-- BEGIN --

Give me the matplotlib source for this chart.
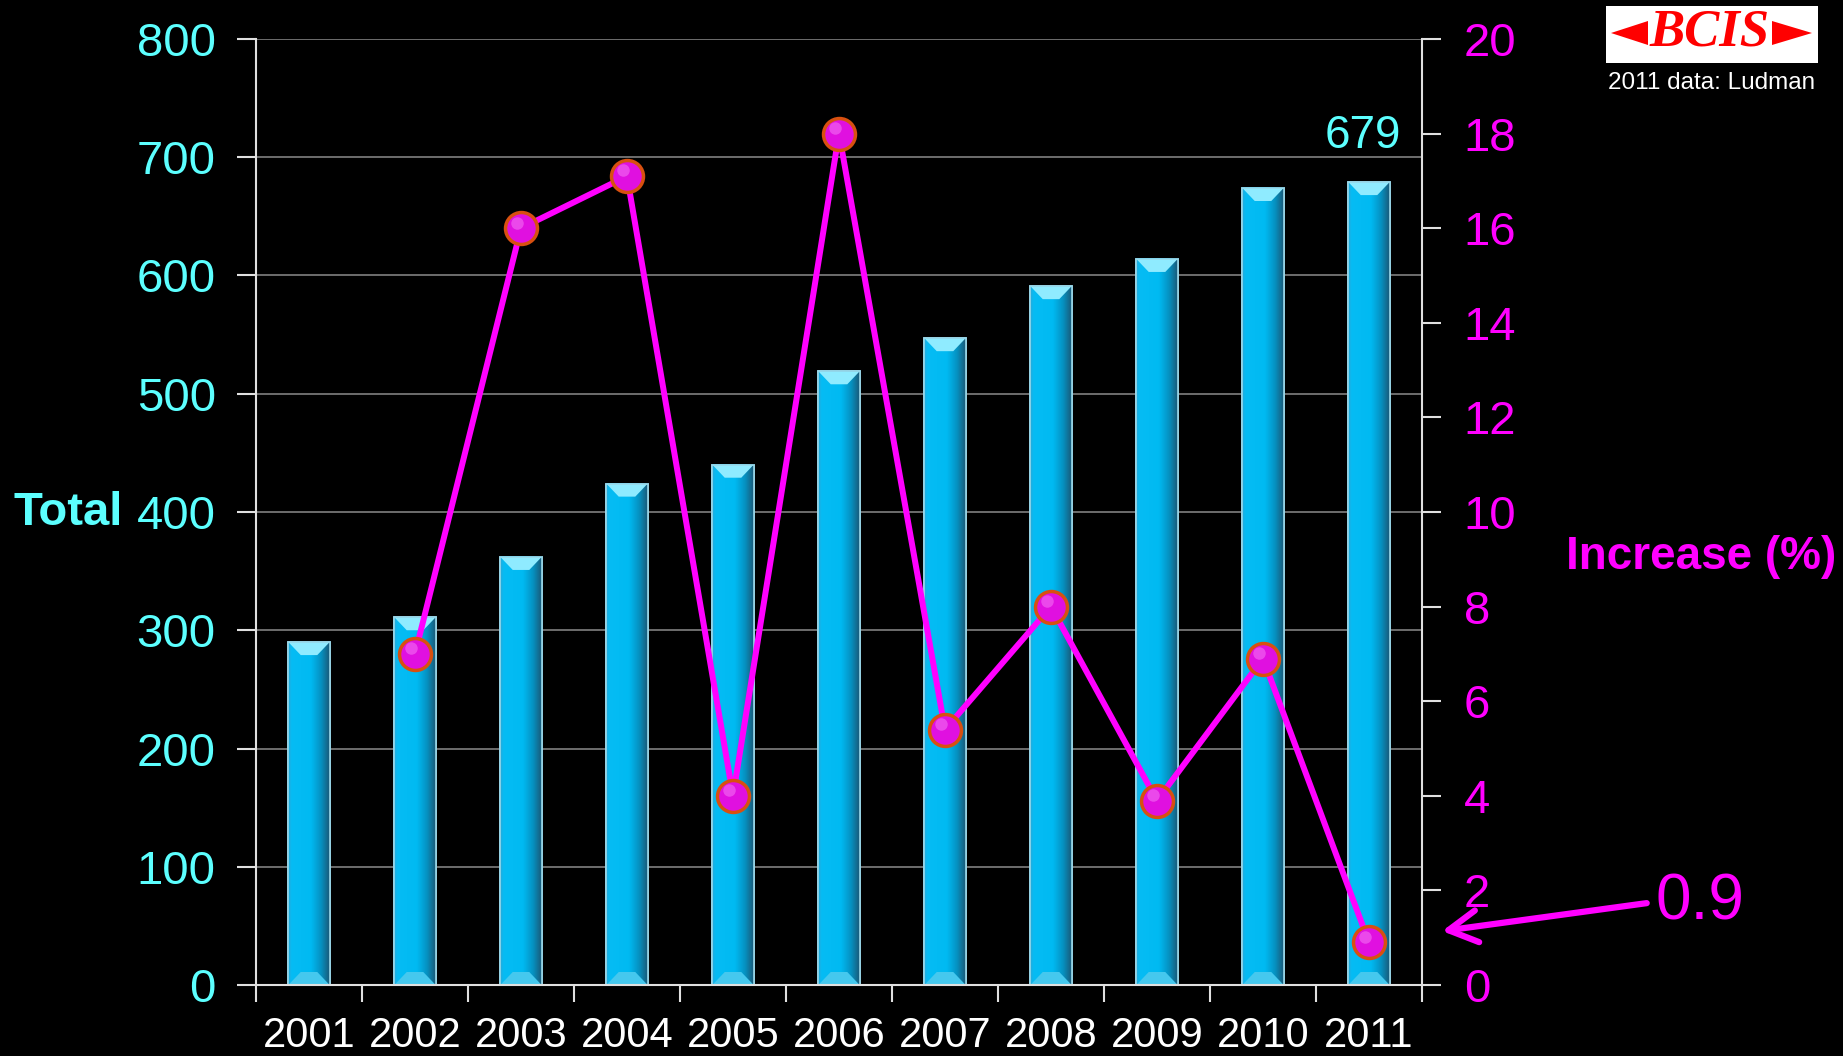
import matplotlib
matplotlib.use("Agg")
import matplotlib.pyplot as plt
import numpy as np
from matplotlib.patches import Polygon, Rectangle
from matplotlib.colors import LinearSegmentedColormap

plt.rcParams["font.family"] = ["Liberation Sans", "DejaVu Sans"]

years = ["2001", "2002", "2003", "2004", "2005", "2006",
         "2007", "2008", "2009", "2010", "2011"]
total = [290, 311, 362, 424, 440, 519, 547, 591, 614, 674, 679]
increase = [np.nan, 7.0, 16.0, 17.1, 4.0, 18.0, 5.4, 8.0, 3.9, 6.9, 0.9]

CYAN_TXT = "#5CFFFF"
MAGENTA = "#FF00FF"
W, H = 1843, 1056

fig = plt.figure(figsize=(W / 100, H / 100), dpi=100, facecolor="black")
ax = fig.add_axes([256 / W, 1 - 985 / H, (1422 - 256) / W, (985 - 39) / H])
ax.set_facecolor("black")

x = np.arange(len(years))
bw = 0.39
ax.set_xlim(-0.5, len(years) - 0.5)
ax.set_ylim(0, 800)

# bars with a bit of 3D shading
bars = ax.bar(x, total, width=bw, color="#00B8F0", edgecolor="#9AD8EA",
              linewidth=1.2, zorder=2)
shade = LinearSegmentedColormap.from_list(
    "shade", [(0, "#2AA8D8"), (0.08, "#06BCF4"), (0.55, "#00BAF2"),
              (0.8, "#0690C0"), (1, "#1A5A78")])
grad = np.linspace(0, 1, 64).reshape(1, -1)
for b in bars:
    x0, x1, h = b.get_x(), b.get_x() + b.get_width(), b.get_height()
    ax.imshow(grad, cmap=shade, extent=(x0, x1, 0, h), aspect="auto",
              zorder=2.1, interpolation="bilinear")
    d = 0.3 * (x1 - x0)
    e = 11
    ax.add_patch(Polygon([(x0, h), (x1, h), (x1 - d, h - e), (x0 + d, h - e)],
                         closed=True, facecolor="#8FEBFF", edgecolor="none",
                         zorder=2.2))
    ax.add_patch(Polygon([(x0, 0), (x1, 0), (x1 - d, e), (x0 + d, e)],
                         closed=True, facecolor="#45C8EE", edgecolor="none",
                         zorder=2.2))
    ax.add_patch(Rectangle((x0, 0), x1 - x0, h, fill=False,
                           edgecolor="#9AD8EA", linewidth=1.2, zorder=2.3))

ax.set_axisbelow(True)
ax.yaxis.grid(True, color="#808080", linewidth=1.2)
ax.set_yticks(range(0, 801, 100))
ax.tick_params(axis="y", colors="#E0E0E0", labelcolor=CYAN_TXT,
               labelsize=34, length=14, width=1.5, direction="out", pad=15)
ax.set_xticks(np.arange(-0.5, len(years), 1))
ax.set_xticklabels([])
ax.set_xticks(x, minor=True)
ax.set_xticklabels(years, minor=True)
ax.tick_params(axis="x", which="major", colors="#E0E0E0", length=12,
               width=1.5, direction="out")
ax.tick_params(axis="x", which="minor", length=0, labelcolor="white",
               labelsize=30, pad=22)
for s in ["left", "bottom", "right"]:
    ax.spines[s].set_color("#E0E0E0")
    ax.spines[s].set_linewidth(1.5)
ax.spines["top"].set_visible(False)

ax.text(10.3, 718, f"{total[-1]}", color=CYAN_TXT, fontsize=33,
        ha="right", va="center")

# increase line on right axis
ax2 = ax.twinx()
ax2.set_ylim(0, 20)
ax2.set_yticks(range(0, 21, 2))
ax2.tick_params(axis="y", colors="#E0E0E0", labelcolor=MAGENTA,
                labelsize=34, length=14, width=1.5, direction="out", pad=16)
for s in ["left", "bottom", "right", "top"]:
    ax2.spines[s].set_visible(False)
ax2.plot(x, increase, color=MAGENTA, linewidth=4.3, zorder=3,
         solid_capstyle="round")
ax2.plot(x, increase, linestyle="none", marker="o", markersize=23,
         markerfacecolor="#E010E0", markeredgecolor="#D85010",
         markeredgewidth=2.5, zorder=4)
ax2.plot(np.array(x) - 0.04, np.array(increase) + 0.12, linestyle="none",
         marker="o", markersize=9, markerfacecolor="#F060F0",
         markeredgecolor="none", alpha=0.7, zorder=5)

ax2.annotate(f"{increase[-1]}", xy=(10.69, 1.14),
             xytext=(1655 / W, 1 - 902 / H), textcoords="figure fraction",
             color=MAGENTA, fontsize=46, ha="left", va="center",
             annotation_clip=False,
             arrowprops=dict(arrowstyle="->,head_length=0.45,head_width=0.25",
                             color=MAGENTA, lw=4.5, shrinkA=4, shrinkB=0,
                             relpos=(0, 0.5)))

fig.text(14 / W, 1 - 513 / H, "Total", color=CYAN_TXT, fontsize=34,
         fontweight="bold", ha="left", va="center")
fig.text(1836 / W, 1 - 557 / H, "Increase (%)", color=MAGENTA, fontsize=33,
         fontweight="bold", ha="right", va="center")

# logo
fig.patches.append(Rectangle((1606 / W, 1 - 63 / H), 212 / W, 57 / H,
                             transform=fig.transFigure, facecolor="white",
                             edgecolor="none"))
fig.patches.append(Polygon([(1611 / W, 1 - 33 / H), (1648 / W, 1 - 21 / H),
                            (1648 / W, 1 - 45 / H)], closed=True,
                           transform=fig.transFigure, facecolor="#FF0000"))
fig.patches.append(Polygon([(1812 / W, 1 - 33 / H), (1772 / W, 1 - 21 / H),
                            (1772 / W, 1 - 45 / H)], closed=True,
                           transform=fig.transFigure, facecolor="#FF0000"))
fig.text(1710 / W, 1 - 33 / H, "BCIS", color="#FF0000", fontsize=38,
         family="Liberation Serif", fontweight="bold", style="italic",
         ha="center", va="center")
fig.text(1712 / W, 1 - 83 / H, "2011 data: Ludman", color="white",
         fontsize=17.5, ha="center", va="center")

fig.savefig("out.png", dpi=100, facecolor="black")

-- END --

Directions: Omitting all pictures, restate exactly the lines of the material from its start through the line that contains "ax.set_ylim(0, 800)".

Complete response:
Give me the matplotlib source for this chart.
import matplotlib
matplotlib.use("Agg")
import matplotlib.pyplot as plt
import numpy as np
from matplotlib.patches import Polygon, Rectangle
from matplotlib.colors import LinearSegmentedColormap

plt.rcParams["font.family"] = ["Liberation Sans", "DejaVu Sans"]

years = ["2001", "2002", "2003", "2004", "2005", "2006",
         "2007", "2008", "2009", "2010", "2011"]
total = [290, 311, 362, 424, 440, 519, 547, 591, 614, 674, 679]
increase = [np.nan, 7.0, 16.0, 17.1, 4.0, 18.0, 5.4, 8.0, 3.9, 6.9, 0.9]

CYAN_TXT = "#5CFFFF"
MAGENTA = "#FF00FF"
W, H = 1843, 1056

fig = plt.figure(figsize=(W / 100, H / 100), dpi=100, facecolor="black")
ax = fig.add_axes([256 / W, 1 - 985 / H, (1422 - 256) / W, (985 - 39) / H])
ax.set_facecolor("black")

x = np.arange(len(years))
bw = 0.39
ax.set_xlim(-0.5, len(years) - 0.5)
ax.set_ylim(0, 800)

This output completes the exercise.